Naja, es läuft alles, außer mein Sound. Oder noch genauer: Mein Sound funktioniert, aber nicht da, wo ich ihn gerne hätte.

Also z.B. in Youtube kann ich Videos mit Sound anschauen. Da hab ich keinerlei Probleme mit der Soundausgabe. (weil sie dort über Flash funktioniert?)

Das bedeutet doch an sich, dass mein Sound bzw. die Treiber richtig installiert sind, oder?

Wenn ich nun aber mit Amarok etwas hören will, bekomme ich die Meldung "xine konnte keine Audio-Treiber initialisieren."

Wenn ich mit dem Mplayer etwas anschauen will, bekomme ich nur ein Bild, aber keinen Ton (Ohne Fehlermeldung) Mplayer nutzt ja meines Wissens auch xine, oder?

Also hab ich daraus jetzt mal gefolgert, dass ich ein Problem mit xine habe. Aber welches?

Habe leider bei meiner Google-Suche nichts gefunden. Es gab zwar allerlei Probleme mit alsa, aber da hat der Sound dann meist gar nicht funktioniert.

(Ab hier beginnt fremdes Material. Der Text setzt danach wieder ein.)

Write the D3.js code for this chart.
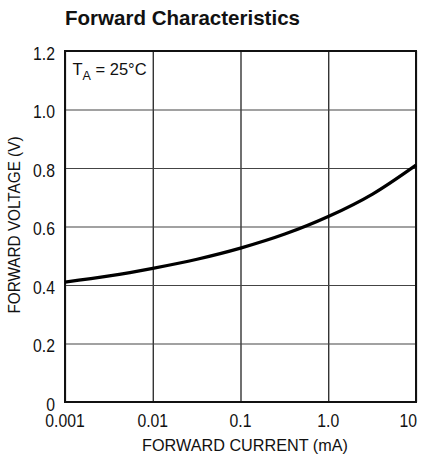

Hier noch ein paar Angaben:

- Ich benützt alsa

- Ich habe eine Realtek ALC888 Soundkarte

- Dafür hab ich mir die alsa-driver direkt von der Homepage von Realtek geholt

- Ich habe aRts komplett weggelassen bei der installation

- alsaconf und alsamixer kann ich ohne Probleme aufrufen (bin bei meiner google suche oft auf Postings gestoßen, wo z.B bei alsamixer eine Fehlermeldung kam. Also das ist bei mir nicht der Fall)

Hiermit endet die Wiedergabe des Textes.